What is Depreciation Calculator?
Depreciation Calculator computes how an asset loses value over time using straight-line, declining balance, sum-of-years, MACRS, or units-of-production methods. Compare the main methods side by side, watch the book value curve, and export the full schedule for accounting and tax planning.
Enter cost, salvage value, and useful life, then pick a method: straight-line spreads the loss evenly, double-declining-balance front-loads it (and you can set the multiplier to 150% or 200%), and sum-of-years' digits sits between the two. MACRS applies the IRS Publication 946 recovery rates for a chosen property class, and units-of-production ties depreciation to usage instead of calendar years. A side-by-side panel shows Year 1 expense, total depreciation, and final book value for the three calendar methods, and a line chart plots how book value falls each year toward the salvage line. The full schedule, with beginning book value, depreciation, accumulated total, and remaining book value per row, exports as CSV.
How to use
- Enter the asset cost, salvage value, and useful life in years.

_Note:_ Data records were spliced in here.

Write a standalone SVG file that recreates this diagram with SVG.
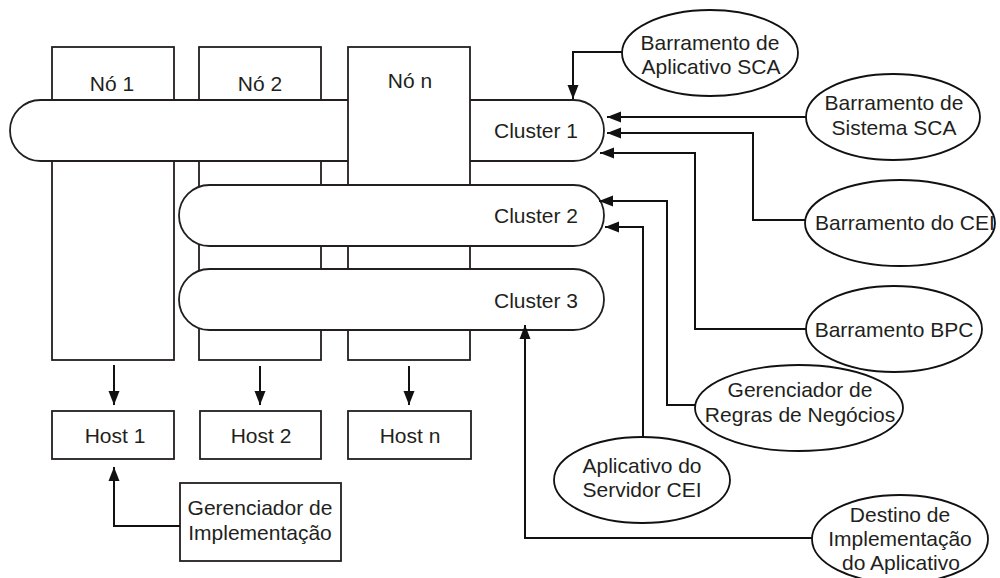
<svg xmlns="http://www.w3.org/2000/svg" width="1000" height="578" viewBox="0 0 1000 578">
  <style>
    text { font-family: "Liberation Sans", Arial, Helvetica, sans-serif; font-size: 21px; fill: #231f20; text-anchor: middle; }
    .box { fill: #ffffff; stroke: #231f20; stroke-width: 1.8; }
    .oval { fill: #ffffff; stroke: #111111; stroke-width: 1.8; }
    .link { fill: none; stroke: #111111; stroke-width: 2; marker-end: url(#arrow); }
  </style>
  <defs>
    <marker id="arrow" markerUnits="userSpaceOnUse" markerWidth="14" markerHeight="12" refX="14" refY="6" orient="auto">
      <path d="M0,0.5 L14,6 L0,11.5 z" fill="#111111"/>
    </marker>
  </defs>
  <rect width="1000" height="578" fill="#ffffff"/>

  <!-- node columns 1 and 2 sit behind the first cluster -->
  <g id="node-1">
    <rect class="box" x="52" y="47" width="122" height="313"/>
    <text x="112" y="91">Nó 1</text>
  </g>
  <g id="node-2">
    <rect class="box" x="199" y="47" width="122" height="313"/>
    <text x="260" y="91">Nó 2</text>
  </g>

  <g id="cluster-1">
    <rect class="box" x="10" y="100" width="594" height="61" rx="30.5" ry="30.5"/>
    <text x="536" y="138">Cluster 1</text>
  </g>

  <!-- node n covers cluster 1 but lies under clusters 2 and 3 -->
  <g id="node-n">
    <rect class="box" x="348" y="47" width="122" height="313"/>
    <text x="410" y="88">Nó n</text>
  </g>

  <g id="cluster-2">
    <rect class="box" x="179" y="185" width="425" height="61" rx="30.5" ry="30.5"/>
    <text x="536" y="223">Cluster 2</text>
  </g>
  <g id="cluster-3">
    <rect class="box" x="179" y="269" width="425" height="61" rx="30.5" ry="30.5"/>
    <text x="536" y="308">Cluster 3</text>
  </g>

  <g id="host-1">
    <rect class="box" x="52" y="411" width="122" height="48"/>
    <text x="115" y="443">Host 1</text>
  </g>
  <g id="host-2">
    <rect class="box" x="200" y="411" width="121" height="48"/>
    <text x="261" y="443">Host 2</text>
  </g>
  <g id="host-n">
    <rect class="box" x="348" y="411" width="123" height="48"/>
    <text x="410" y="443">Host n</text>
  </g>

  <g id="deployment-manager">
    <rect class="box" x="180" y="483" width="161" height="78"/>
    <text x="260" y="515">Gerenciador de</text>
    <text x="260" y="540">Implementação</text>
  </g>

  <g id="sca-application-bus">
    <ellipse class="oval" cx="710" cy="53" rx="88" ry="43"/>
    <text x="710" y="50">Barramento de</text>
    <text x="711" y="74">Aplicativo SCA</text>
  </g>
  <g id="sca-system-bus">
    <ellipse class="oval" cx="893" cy="117" rx="87" ry="43"/>
    <text x="894" y="110">Barramento de</text>
    <text x="894" y="135">Sistema SCA</text>
  </g>
  <g id="cei-bus">
    <ellipse class="oval" cx="900" cy="223" rx="95" ry="43"/>
    <text x="905" y="230">Barramento do CEI</text>
  </g>
  <g id="bpc-bus">
    <ellipse class="oval" cx="894" cy="329" rx="88" ry="43"/>
    <text x="894" y="337">Barramento BPC</text>
  </g>
  <g id="business-rules-manager">
    <ellipse class="oval" cx="799" cy="408" rx="104" ry="43"/>
    <text x="800" y="397">Gerenciador de</text>
    <text x="800" y="422">Regras de Negócios</text>
  </g>
  <g id="cei-server-application">
    <ellipse class="oval" cx="642" cy="480" rx="88" ry="43"/>
    <text x="642" y="473">Aplicativo do</text>
    <text x="642" y="497">Servidor CEI</text>
  </g>
  <g id="application-deployment-target">
    <ellipse class="oval" cx="900" cy="539" rx="88" ry="44"/>
    <text x="900" y="522">Destino de</text>
    <text x="900" y="546">Implementação</text>
    <text x="901" y="570">do Aplicativo</text>
  </g>

  <g id="connectors">
    <path class="link" d="M622,52 H573 V99"/>
    <path class="link" d="M806,117 H607"/>
    <path class="link" d="M805,220 H753 V133 H607"/>
    <path class="link" d="M806,329 H695 V153 H600"/>
    <path class="link" d="M695,405 H667 V201 H599"/>
    <path class="link" d="M643,437 V227 H605"/>
    <path class="link" d="M812,538 H525 V325"/>
    <path class="link" d="M180,526 H114 V467"/>
    <path class="link" d="M114,365 V405"/>
    <path class="link" d="M260,366 V405"/>
    <path class="link" d="M409,366 V405"/>
  </g>
</svg>
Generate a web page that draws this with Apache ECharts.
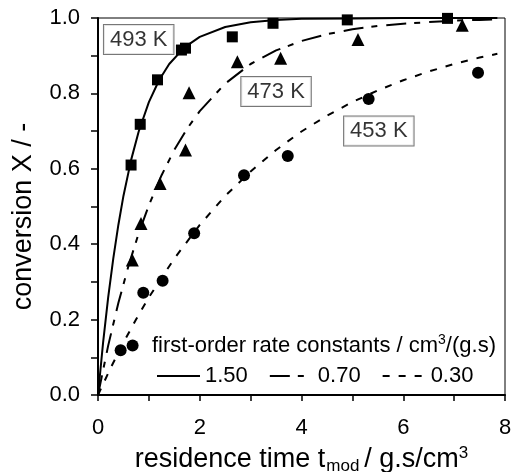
<!DOCTYPE html>
<html>
<head>
<meta charset="utf-8">
<script src="https://cdn.jsdelivr.net/npm/echarts@6/dist/echarts.min.js"></script>
<style>
html,body{margin:0;padding:0;background:#fff;}
#c{width:515px;height:472px;}
</style>
</head>
<body>
<div id="c"></div>
<script>
const t493 = [0.65, 0.83, 1.17, 1.64, 1.72, 2.64, 3.44, 4.90, 6.87];
const x493 = [0.610, 0.718, 0.836, 0.915, 0.920, 0.950, 0.986, 0.995, 0.999];
const t473 = [0.675, 0.845, 1.22, 1.72, 1.79, 2.74, 3.59, 5.11, 7.16];
const x473 = [0.358, 0.455, 0.561, 0.650, 0.802, 0.884, 0.893, 0.943, 0.981];
const t453 = [0.445, 0.68, 0.89, 1.27, 1.89, 2.87, 3.73, 5.32, 7.47];
const x453 = [0.119, 0.131, 0.271, 0.303, 0.429, 0.583, 0.634, 0.785, 0.855];

// ---- model curves ----
const tFit150 = [0, 0.1, 0.2, 0.3, 0.4, 0.5, 0.65, 0.8, 1.0, 1.2, 1.4, 1.7, 2.0, 2.5, 3.0, 3.5, 4.0, 5.0, 6.0, 7.85];
const xFit150 = [0, 0.139, 0.259, 0.362, 0.451, 0.528, 0.623, 0.699, 0.777, 0.835, 0.878, 0.922, 0.950, 0.976, 0.989, 0.995, 0.998, 0.999, 1.0, 1.0];
const tFit070 = [0, 0.2, 0.4, 0.6, 0.8, 1.0, 1.25, 1.5, 1.75, 2.0, 2.5, 3.0, 3.5, 4.0, 4.5, 5.0, 5.5, 6.0, 6.5, 7.0, 7.5, 7.85];
const xFit070 = [0, 0.131, 0.244, 0.343, 0.429, 0.503, 0.583, 0.650, 0.706, 0.753, 0.826, 0.878, 0.914, 0.939, 0.957, 0.970, 0.979, 0.985, 0.989, 0.993, 0.995, 0.996];
const tFit030 = [0, 0.25, 0.5, 0.75, 1.0, 1.5, 2.0, 2.5, 3.0, 3.5, 4.0, 4.5, 5.0, 5.5, 6.0, 6.5, 7.0, 7.5, 7.85];
const xFit030 = [0, 0.072, 0.139, 0.201, 0.259, 0.362, 0.451, 0.528, 0.593, 0.650, 0.699, 0.741, 0.777, 0.808, 0.835, 0.858, 0.878, 0.895, 0.905];

const fitNames = ['1.50', '0.70', '0.30'];
const tempLabels = ['493 K', '473 K', '453 K'];
const xTicks = [0, 2, 4, 6, 8];
const yTicks = [0.0, 0.2, 0.4, 0.6, 0.8, 1.0];

// annotation anchors (data coordinates)
const labelAnchors = [[0.80, 0.943], [3.50, 0.805], [5.52, 0.700]];

const zip = (a, b) => a.map((v, i) => [v, b[i]]);
const FONT = 'Liberation Sans, Arial, sans-serif';

const chart = echarts.init(document.getElementById('c'), null, {renderer: 'canvas'});

const option = {
  animation: false,
  backgroundColor: '#fff',
  color: ['#000'],
  textStyle: {fontFamily: FONT, color: '#000'},
  grid: {left: 98, right: 10, top: 18, bottom: 77, containLabel: false, outerBoundsMode: 'none',
         show: true, borderColor: '#000', borderWidth: 1, backgroundColor: 'transparent'},
  xAxis: {
    type: 'value', min: xTicks[0], max: xTicks[xTicks.length - 1], interval: 2,
    splitLine: {show: false},
    axisLine: {lineStyle: {color: '#000', width: 2}},
    axisTick: {inside: false, length: 6, lineStyle: {color: '#000', width: 1.5}},
    minorTick: {show: true, splitNumber: 2, length: 6, lineStyle: {color: '#000', width: 1.5}},
    axisLabel: {fontSize: 22, color: '#000', fontFamily: FONT, margin: 22},
    name: '{a|residence time t}{b|mod}{a|/ g.s/cm}{c|3}',
    nameLocation: 'middle', nameGap: 47,
    nameTextStyle: {
      fontFamily: FONT, color: '#000',
      rich: {
        a: {fontSize: 27, fontFamily: FONT, color: '#000', lineHeight: 34},
        b: {fontSize: 17, fontFamily: FONT, color: '#000', lineHeight: 17, padding: [14, 5, 0, 1]},
        c: {fontSize: 17, fontFamily: FONT, color: '#000', lineHeight: 17, padding: [0, 0, 12, 0]}
      }
    }
  },
  yAxis: {
    type: 'value', min: yTicks[0], max: yTicks[yTicks.length - 1], interval: 0.2,
    splitLine: {show: false},
    axisLine: {lineStyle: {color: '#000', width: 2}},
    axisTick: {inside: false, length: 7, lineStyle: {color: '#000', width: 1.5}},
    minorTick: {show: true, splitNumber: 2, length: 7, lineStyle: {color: '#000', width: 1.5}},
    axisLabel: {fontSize: 22, color: '#000', fontFamily: FONT, margin: 18, formatter: v => v.toFixed(1)},
    name: 'conversion X / -',
    nameLocation: 'middle', nameGap: 61,
    nameTextStyle: {fontSize: 27, fontFamily: FONT, color: '#000', padding: [0, 20, 0, 0]}
  },
  legend: {
    data: fitNames,
    left: 151, top: 360,
    orient: 'horizontal',
    itemWidth: 43, itemHeight: 14, itemGap: 21,
    itemStyle: {opacity: 0, color: '#000', borderWidth: 0},
    textStyle: {fontSize: 22, fontFamily: FONT, color: '#000'},
    selectedMode: false
  },
  graphic: [{
    type: 'text', left: 152, top: 333, z: 50,
    style: {
      text: '{a|first-order rate constants / cm}{s|3}{a|/(g.s)}',
      rich: {
        a: {fontSize: 22, fontFamily: FONT, fill: '#000', lineHeight: 28},
        s: {fontSize: 14, fontFamily: FONT, fill: '#000', lineHeight: 14, padding: [0, 0, 12, 0]}
      }
    }
  }],
  series: [
    {name: fitNames[0], type: 'line', data: zip(tFit150, xFit150), showSymbol: false, symbol: 'none',
     itemStyle: {color: '#000'}, lineStyle: {color: '#000', width: 2, type: 'solid'}, z: 3},
    {name: fitNames[1], type: 'line', data: zip(tFit070, xFit070), showSymbol: false, symbol: 'none',
     itemStyle: {color: '#000'}, lineStyle: {color: '#000', width: 2, type: [20, 8, 6, 9]}, z: 3},
    {name: fitNames[2], type: 'line', data: zip(tFit030, xFit030), showSymbol: false, symbol: 'none',
     itemStyle: {color: '#000'}, lineStyle: {color: '#000', width: 2, type: [7, 9]}, z: 3},
    {name: tempLabels[0], type: 'scatter', data: zip(t493, x493), symbol: 'rect', symbolSize: 11,
     itemStyle: {color: '#000', opacity: 1}, z: 4, clip: false},
    {name: tempLabels[1], type: 'scatter', data: zip(t473, x473), symbol: 'triangle', symbolSize: 13,
     itemStyle: {color: '#000', opacity: 1}, z: 4, clip: false},
    {name: tempLabels[2], type: 'scatter', data: zip(t453, x453), symbol: 'circle', symbolSize: 12,
     itemStyle: {color: '#000', opacity: 1}, z: 4, clip: false},
    {name: 'labels', type: 'scatter', symbolSize: 0, z: 6, silent: true,
     data: labelAnchors.map((p, i) => ({value: p, name: tempLabels[i]})),
     label: {show: true, position: 'inside', formatter: p => p.name,
       fontSize: 22, fontFamily: FONT, color: '#000',
       backgroundColor: '#fff', borderColor: '#555', borderWidth: 1, padding: [4, 6, 3, 6]}}
  ]
};
chart.setOption(option);
</script>
</body>
</html>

- Choose a depreciation method: straight-line, double declining balance, sum-of-years digits, MACRS, or units of production.
- View the year-by-year depreciation schedule and download it as CSV for your records.
When to use
- Posting depreciation entries in a small-business or sole-trader bookkeeping spreadsheet.
- Pricing a used vehicle or piece of equipment based on a remaining book value.
- Comparing methods to see which one matches how the asset is actually losing value.
Result
A $50,000 delivery truck with $5,000 salvage value over 7 years shows $6,428.57/year straight-line depreciation.
FAQ
- Which depreciation method should I pick?
- Use straight-line for buildings, office furniture, and anything that wears evenly. Double-declining-balance fits laptops, vehicles, and machinery that lose most of their value in the first few years. Sum-of-years' digits is a milder front-loaded option. Pick MACRS if you need US federal tax figures, or units-of-production when wear tracks usage rather than time.
- What is salvage value and how do I estimate it?
- Salvage value is what you expect to recover when the asset is finally retired, either by resale or scrap. For computers, 0 to 10 percent of cost is realistic. For vehicles, look at auction prices for the same model at the target age and round down.
- Why does double-declining-balance never reach exactly the salvage value in the last row?
- The method applies a fixed percentage to a shrinking book value, so mathematically it approaches salvage asymptotically. The schedule caps the final year so book value lands exactly on the salvage figure, matching how accountants would record the disposal in the last period.
- Is the result tax-deductible the same way for everyone?
- Not exactly. The MACRS option here follows IRS Publication 946 GDS rates, but real filings also involve Section 179, bonus depreciation, and listed-property limits this tool doesn't model. Other countries use their own systems: capital allowances in the United Kingdom, or country-specific schedules. Treat the output as a working estimate and confirm deductible amounts against the local tax code.
- Can I model a partial first year if I bought the asset mid-year?
- Yes. Set the first-year convention to Half-year or By purchase month. The calculator prorates Year 1 for you and rolls the leftover depreciation into an extra final period, so the schedule still adds up to the full depreciable amount.